There are electric mirrors added by Mr Thomas, and an aftermarket Hella wiper delay switch, but otherwise all seems fairly standard. And that V8 is amazingly freerevving, shooting easily to the 6000rpm red line and clearly keen to go further. That’s the camshafts’ peakiness showing itself, as it does in the slight dyspepsia at very low revs. Beyond 1500rpm the Vantage pulls cleanly, but over 4000 is where it really takes off, with a rich vibrato bellow, a zone readily found via the long-throw but welloiled ZF gearchange with its dogleg first gear.

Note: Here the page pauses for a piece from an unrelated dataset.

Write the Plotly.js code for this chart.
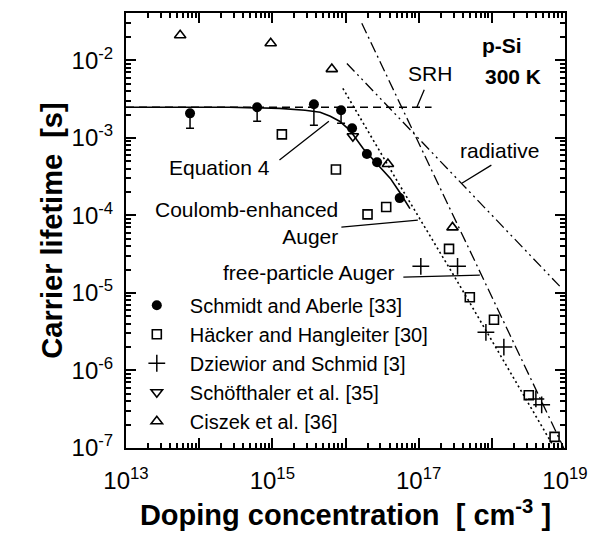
<!DOCTYPE html>
<html>
<head>
<meta charset="utf-8">
<script src="https://cdn.plot.ly/plotly-3.0.1.min.js"></script>
<style>html,body{margin:0;padding:0;background:#fff;}#chart{width:592px;height:552px;}</style>
</head>
<body>
<div id="chart"></div>
<script>
// ---------- data ----------
// Schmidt and Aberle [33] (filled circles, downward error bars)
const schmidtN   = [7.5e13, 6.2e14, 3.7e15, 8.7e15, 1.23e16, 1.96e16, 2.7e16, 5.5e16];
const schmidtTau = [2.07e-3, 2.48e-3, 2.71e-3, 2.27e-3, 1.33e-3, 6.2e-4, 4.85e-4, 1.67e-4];
const schmidtErrMinus = [0.74e-3, 0.84e-3, 1.26e-3, 0.73e-3, 0, 0, 0, 0];
const schmidtErrPlus  = [0, 0, 0, 0, 0, 0, 0, 0];
// Häcker and Hangleiter [30] (open squares)
const hackerN   = [1.35e15, 7.4e15, 2.0e16, 3.6e16, 2.6e17, 5.0e17, 1.07e18, 3.2e18, 7.2e18];
const hackerTau = [1.11e-3, 3.9e-4, 1.03e-4, 1.28e-4, 3.7e-5, 8.8e-6, 4.5e-6, 4.8e-7, 1.39e-7];
// Dziewior and Schmid [3] (plus)
const dziewiorN   = [1.07e17, 3.4e17, 8.3e17, 1.46e18, 4.0e18, 4.8e18];
const dziewiorTau = [2.2e-5, 2.2e-5, 3.1e-6, 2.0e-6, 4.3e-7, 3.6e-7];
// Schöfthaler et al. [35] (open down-triangle)
const schoefN   = [1.26e16];
const schoefTau = [1.05e-3];
// Ciszek et al. [36] (open up-triangle)
const ciszekN   = [5.5e13, 9.5e14, 6.5e15, 3.8e16, 2.9e17];
const ciszekTau = [2.1e-2, 1.66e-2, 7.7e-3, 4.6e-4, 7.0e-5];

// model curves
const srhN   = [1e13, 1.5e17];
const srhTau = [2.48e-3, 2.48e-3];
const eq4N   = [1e13, 2.6e14, 1.26e15, 2.8e15, 4.5e15, 6.2e15, 8.3e15, 1.15e16, 1.74e16, 2.7e16, 4.1e16, 5.5e16, 7.6e16];
const eq4Tau = [2.48e-3, 2.48e-3, 2.40e-3, 2.27e-3, 2.14e-3, 1.90e-3, 1.64e-3, 1.25e-3, 7.3e-4, 4.7e-4, 3.0e-4, 1.99e-4, 1.22e-4];
const coulombN   = [9.2e15, 5.5e16, 3.3e17, 6.8e18];
const coulombTau = [4.35e-3, 2.45e-4, 1.46e-5, 1.09e-7];
const freeAugerN   = [1.67e16, 9.6e18];
const freeAugerTau = [3.0e-2, 1.0e-7];
const radiativeN   = [1.045e16, 9.0e18];
const radiativeTau = [9.1e-3, 1.15e-5];

// axis ticks
const xTickVals = [1e13, 1e14, 1e15, 1e16, 1e17, 1e18, 1e19];
const xTickText = ['10<sup>13</sup>', ' ', '10<sup>15</sup>', ' ', '10<sup>17</sup>', ' ', '10<sup>19</sup>'];
const yTickVals = [1e-7, 1e-6, 1e-5, 1e-4, 1e-3, 1e-2];
const yTickText = ['10<sup>-7</sup>', '10<sup>-6</sup>', '10<sup>-5</sup>', '10<sup>-4</sup>', '10<sup>-3</sup>', '10<sup>-2</sup>'];

const legendNames = ['Schmidt and Aberle [33]', 'Häcker and Hangleiter [30]', 'Dziewior and Schmid [3]', 'Schöfthaler et al. [35]', 'Ciszek et al. [36]'];

// ---------- helpers ----------
const FONT = 'Liberation Sans, Arial, Helvetica, sans-serif';
const X_RANGE = [13, 19];
const Y_RANGE = [-7, -1.39];
const line = (x, y, dash, w) => ({x, y, type: 'scatter', mode: 'lines', showlegend: false, hoverinfo: 'skip',
  line: {color: 'black', width: w || 1.4, dash: dash}});
const pts = (x, y, name, marker, extra) => Object.assign({x, y, name, type: 'scatter', mode: 'markers',
  xaxis: 'x2', yaxis: 'y2', marker}, extra || {});

const traces = [
  line(srhN, srhTau, '8px,5px', 1.3),
  line(radiativeN, radiativeTau, '11px,4px,2px,4px,2px,4px', 1.3),
  line(freeAugerN, freeAugerTau, '11px,4px,2px,4px', 1.3),
  line(coulombN, coulombTau, '2px,3px', 1.6),
  line(eq4N, eq4Tau, 'solid', 1.6),
  pts(schmidtN, schmidtTau, legendNames[0], {symbol: 'circle', size: 10, color: 'black'},
      {error_y: {type: 'data', symmetric: false, array: schmidtErrPlus, arrayminus: schmidtErrMinus,
                 color: 'black', thickness: 1.5, width: 4}}),
  pts(hackerN, hackerTau, legendNames[1], {symbol: 'square-open', size: 9, color: 'black', line: {width: 1.6}}),
  pts(dziewiorN, dziewiorTau, legendNames[2], {symbol: 'cross-thin-open', size: 12, color: 'black', line: {width: 1.5, color: 'black'}}),
  pts(schoefN, schoefTau, legendNames[3], {symbol: 'triangle-down-open', size: 10, color: 'black', line: {width: 1.6}}),
  pts(ciszekN, ciszekTau, legendNames[4], {symbol: 'triangle-up-open', size: 10, color: 'black', line: {width: 1.6}})
];

const txt = (text, x, y, opts) => Object.assign({text, x, y, xref: 'x', yref: 'y', showarrow: false,
  font: {family: FONT, size: 21, color: 'black'}}, opts || {});
const ptr = (x, y, ax, ay) => ({text: '', x, y, ax, ay, xref: 'x', yref: 'y', axref: 'x', ayref: 'y',
  showarrow: true, arrowhead: 0, arrowwidth: 1.3, arrowcolor: 'black', standoff: 0, startstandoff: 0,
  font: {size: 1}});

const annotations = [
  txt('Equation 4', 14.284, -3.379),
  ptr(15.773, -2.786, 15.077, -3.302),
  txt('Coulomb-enhanced<br>Auger', 15.923, -4.10, {xanchor: 'right', align: 'right'}),
  ptr(16.989, -4.062, 15.923, -4.152),
  txt('free-particle Auger', 16.702, -4.732, {xanchor: 'right'}),
  ptr(17.836, -4.771, 16.770, -4.796),
  txt('SRH', 17.153, -2.168),
  ptr(16.975, -2.606, 17.085, -2.361),
  txt('radiative', 18.109, -3.160),
  ptr(17.590, -3.585, 18.014, -3.340),
  txt('<b>p-Si</b>', 18.137, -1.807),
  txt('<b>300 K</b>', 18.287, -2.206)
];

// main axes: frame, labels and titles (invisible outside ticks only push the labels away)
const labelAxis = {
  type: 'log', showgrid: false, zeroline: false,
  showline: true, linecolor: 'black', linewidth: 2, mirror: true,
  ticks: 'outside', tickcolor: 'rgba(0,0,0,0)', tickwidth: 1,
  tickmode: 'array',
  tickfont: {family: FONT, size: 24, color: 'black'}
};
// overlay axes: the visible inside tick marks (major + minor), mirrored on all sides
const tickAxis = {
  type: 'log', showgrid: false, zeroline: false, showticklabels: false,
  showline: false, mirror: 'ticks',
  ticks: 'inside', ticklen: 10, tickwidth: 2, tickcolor: '#000000', tickmode: 'array',
  minor: {ticks: 'inside', ticklen: 5, tickwidth: 1.5, tickcolor: '#000000', dtick: 'D1', showgrid: false}
};

const layout = {
  width: 592, height: 552,
  margin: {l: 126, r: 27, t: 13, b: 104},
  paper_bgcolor: 'white', plot_bgcolor: 'rgba(0,0,0,0)',
  font: {family: FONT, color: 'black'},
  showlegend: true,
  legend: {x: -0.005, xanchor: 'left', y: 0.373, yanchor: 'top',
           bgcolor: 'rgba(0,0,0,0)', borderwidth: 0, itemwidth: 56,
           font: {family: FONT, size: 20, color: 'black'}},
  xaxis: Object.assign({}, labelAxis, {
    range: X_RANGE, tickvals: xTickVals, ticktext: xTickText, ticklen: 10,
    title: {text: '<b>Doping concentration  [ cm<sup>-3</sup> ]</b>', font: {family: FONT, size: 29, color: 'black'}, standoff: 12}
  }),
  yaxis: Object.assign({}, labelAxis, {
    range: Y_RANGE, tickvals: yTickVals, ticktext: yTickText, ticklen: 6,
    title: {text: '<b>Carrier lifetime  [s]</b>', font: {family: FONT, size: 29, color: 'black'}, standoff: 0}
  }),
  xaxis2: Object.assign({}, tickAxis, {range: X_RANGE, tickvals: xTickVals, overlaying: 'x', anchor: 'y2', side: 'bottom'}),
  yaxis2: Object.assign({}, tickAxis, {range: Y_RANGE, tickvals: yTickVals, overlaying: 'y', anchor: 'x2', side: 'left'}),
  annotations: annotations
};

Plotly.newPlot('chart', traces, layout, {displayModeBar: false});
</script>
</body>
</html>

This is a big, wide and heavy car for the snaking, soaking A708 backroad to St Mary’s Loch that we’re now on but, thanks to quick, light steering and Aston Engineering’s interpretation of what a Vantage chassis should be, 11470 is surprisingly fleet-footed. I’m aware of the steering’s hefty assistance as it overcomes the selfcentring of that extra castor, there being some inertia and pushing-back within the system if you move the wheel quickly before the assistance catches up, but I can always feel what is happening under the front wheels.
Under the rear wheels, too, I discover as a squirt of power kicks the tail out on an especially slippery corner, easily countered with that quick steering. It would be fun to explore this a bit more, but today there is neither the space nor the grip for such amusement, even on modern (but correct-size) Kumho Ecsta STX rubber.
No matter. This is a lovely period piece, all the more usable for not being preciously restored. What matters more to Eric is the story it tells. ‘After I saw it in a magazine, it was my teenage dream car,’ he says. ‘Little did I know that, 40 years later, I’d own the very car.’